Dans un logement, c’est l’habitant qui paie
Un intranet sera mis à disposition pour suivre les consommations individuelles et celles du bâtiment, sans pour autant connaître celles de son voisin de palier. Enfin, pour Jonathan Chemouil, directeur de l’une des filiales d’Elithis et responsable du projet Danube, « la sensibilisation des utilisateurs de la tour devrait être beaucoup plus simple à Strasbourg qu’à Dijon ». Pour la bonne raison qu’à Dijon, « c’est le patron qui paye la facture, alors qu’à Strasbourg, ce sera l’usager lui-même ». Le jeune ingénieur reprend :
« Dans un logement, on consomme plus en chauffage, mais moins en éclairage. Il y a moins de matériel informatique (qui consomme beaucoup), mais moins de personnes au mètre carré… C’est donc assez différent. Concernant l’électroménager par exemple, nous allons proposer à l’investisseur de trouver un partenariat avec un fournisseur qui pourrait proposer du matériel de classe A, avec du choix pour l’habitant en fonction de ses besoins. »
Alsace Nature dans la base d’Elithis Danube ?
La tour Danube, dont on ignore encore le coût de construction, devrait être livrée en 2016. Dans sa base, au rez-de-chaussée, 600 mètres carrés seront dédiés à de l’activité. Depuis quelques semaines, les associations de protection de l’environnement alsaciennes sont pressenties pour investir ce lieu.

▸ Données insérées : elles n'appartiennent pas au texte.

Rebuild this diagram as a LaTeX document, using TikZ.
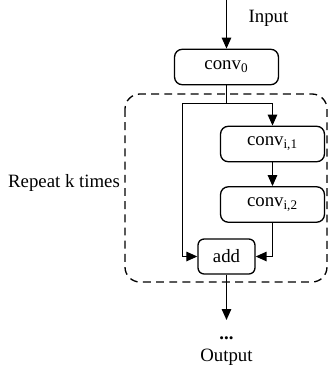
\documentclass[tikz,border=0pt]{standalone}
\usepackage{fontspec}
\setmainfont{Liberation Serif}
\usetikzlibrary{arrows.meta,positioning}
\tikzset{
  blockfig/.style={>={Triangle[length=2.2mm,width=1.9mm]},line width=0.75pt,
    every node/.style={font=\fontsize{10.7}{13}\selectfont}},
  convbox/.style={draw,rounded corners=4.5pt,minimum width=2.08cm,
    minimum height=0.71cm,inner sep=0pt},
  addbox/.style={draw,rounded corners=3.5pt,minimum width=1.14cm,
    minimum height=0.7cm,inner sep=0pt},
  repeatbox/.style={draw,dash pattern=on 4.5pt off 3pt,rounded corners=8.5pt},
}

\begin{document}
\begin{tikzpicture}[blockfig]
    \useasboundingbox (0,0) rectangle (6.58,-7.38);

    \coordinate (intop) at (4.53,0);
    \node (input) at (5.37,-0.36) {Input};
    \node[convbox] (conv0) at (4.53,-1.34) {conv\textsubscript{0}};

    % repeated block
    \draw[repeatbox] (2.5,-1.88) rectangle (6.54,-5.64);
    \node (repeat) at (1.28,-3.66) {Repeat k times};

    \node[convbox] (convi1) at (5.45,-2.88) {conv\textsubscript{i,1}};
    \node[convbox] (convi2) at (5.45,-4.09) {conv\textsubscript{i,2}};
    \node[addbox] (add) at (4.53,-5.13) {add};

    \coordinate (split) at (4.53,-2.07);
    \coordinate (skip) at (3.65,-2.07);

    \draw[->] (intop) -- (conv0);
    \draw (conv0.south) -- (split);
    \draw[->] (skip) -- (split) -| (convi1.north);
    \draw[->] (convi1) -- (convi2);
    \draw[->] (skip) |- (add.west);
    \draw[->] (convi2.south) |- (add.east);

    % output
    \coordinate (outtip) at (4.53,-6.4);
    \draw[->] (add) -- (outtip);
    \node[font=\fontsize{10.7}{13}\selectfont\bfseries,below=0.2cm of outtip] (dots) {...};
    \node (output) at (4.53,-7.14) {Output};
\end{tikzpicture}
\end{document}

Alsace Nature, dont le président et le directeur ont fait le déplacement à Dijon ce lundi, ainsi que plusieurs de ses associations fédérées comme la LPO ou le Gepma, installeraient là leurs bureaux, mais également, dans l’idéal, un centre de documentation. Le projet n’en est qu’à sa phase d’étude et notamment celle du montage financier. Les associations, installées aujourd’hui rue Adèle-Riton à Strasbourg, proche de la gare, sont à la recherche d’un espace plus grand et fonctionnel depuis 4 ans.